Kiss Me Deadly : le nouveau polar face au maccarthysme (1955)
Par Mathieu Lemée • 9 novembre 2009 à 17:08Considéré par plusieurs comme étant l’un des grands chefs-d’oeuvre du film noir, « KISS ME DEADLY » était pourtant au départ un roman moyen écrit par Mickey Spillane portant sur un trafic de drogue, où seule la violence du héros Mike Hammer sortait quelque peu son récit du cadre typique imposé par le genre au cours des années 30 et 40. Ayant déjà renouvelé le western grâce à deux films: « APACHE » et « VERA CRUZ » au cours des années 50, le réalisateur trouva dans le récit de Spillane des éléments lui permettant de renouveler le film policier.
Alors qu’il est en route pour Los Angeles en pleine nuit, le détective privé Mike Hammer recueille une femme blonde en détresse qui faisait de l’auto-stop. Elle lui raconte qu’elle s’est enfuit d’un asile d’aliénés où elle fût enfermée par des inconnus, sous prétexte qu’elle en savait trop sur leurs activités. Hammer n’a pas le temps d’en apprendre plus car il est victime d’un accident provoqué délibérément par ceux qui recherchent la jeune femme.
Celle-ci étant retrouvée morte par la suite, Hammer décide de poursuivre l’enquête bien que la police lui suggère fortement de laisser tomber. Des gangsters cherchent à acheter puis à éliminer Hammer, mais celui-ci persiste dans son enquête. Il finit par découvrir que la jeune auto-stoppeuse avait avalé une clé permettant d’ouvrir un mystérieux coffret contenant des éléments radioactifs. Lorsque la clé et le coffret tombent entre les mains des gangsters, qui ont auparavant kidnappé sa secrétaire, Hammer se met en devoir de les retrouver.
Bien plus qu’une banale histoire tournant autour d’un enquête policière typique, KISS ME DEADLY se veut variation contemporaine autour du mythe de la boîte de Pandore, qui donne l’occasion à son réalisateur d’illustrer sans compromissions les angoisses réelles et symboliques d’une frange de la population américaine envers le maccarthysme, et la chasse aux sorcières qui s’en est suivi au début des années 50.

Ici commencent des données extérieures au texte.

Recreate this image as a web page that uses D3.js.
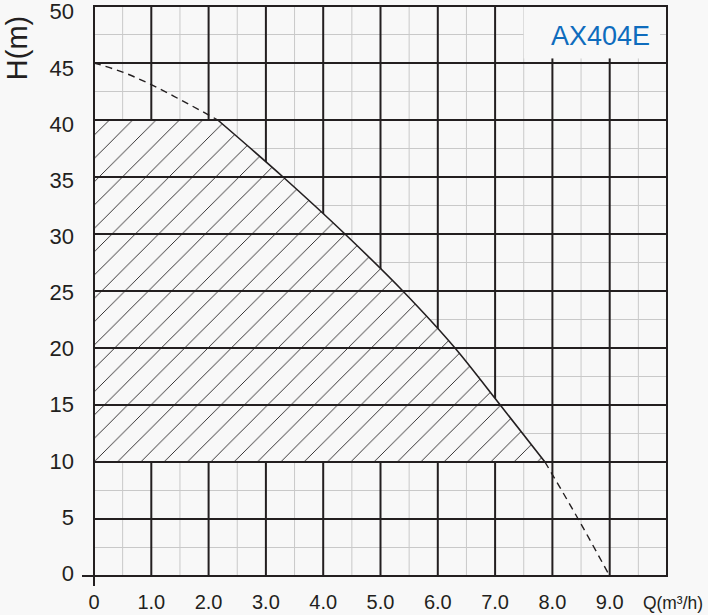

Les éléments violents et sordides de l’intrigue contribuent à donner une image peu flatteuse du climat de cette période, puisque la mise en scène témoigne envers tous les personnages d’un profond mépris à leur égard sans exception. Le cinéphile averti décèlera dans les éclairages en noir et blanc et dans certains cadrages insolites une inspiration expressionniste évidente, et l’influence de CITIZEN KANE d’Orson Welles dans l’approche créatrice du réalisateur. Cela n’empêche toutefois pas Aldrich de faire montre d’originalité en malmenant sans concession les codes du film noir.
Dès l’ouverture du film sous la forme d’un générique présenté à l’envers, Aldrich délaisse la cohérence narrative hollywoodienne au profit d’une esthétique cauchemardesque de paranoïa (renforcée par une bande-son remarquable), où les meurtres et les brutalités se succèdent en permanence et où l’enquête policière est menée de façon totalement arbitraire par le héros. De fait, KISS ME DEADLY bascule progressivement vers la science-fiction pour prendre la forme d’une parabole sur l’ère atomique naissante, qui ne peut se terminer que dans l’apocalypse avec une conclusion où tout le décor brûle dans un déluge de flammes et d’explosions.
Pour toutes ces raisons, KISS ME DEADLY reste un classique incontournable qui a marqué son époque sans néanmoins avoir pris une ride depuis sa sortie en salles il y a plus de 50 ans. Ralph Meeker s’impose sans difficulté dans le rôle de Mike Hammer, personnage présenté ici sous un jour autant antipathique que flegmatique.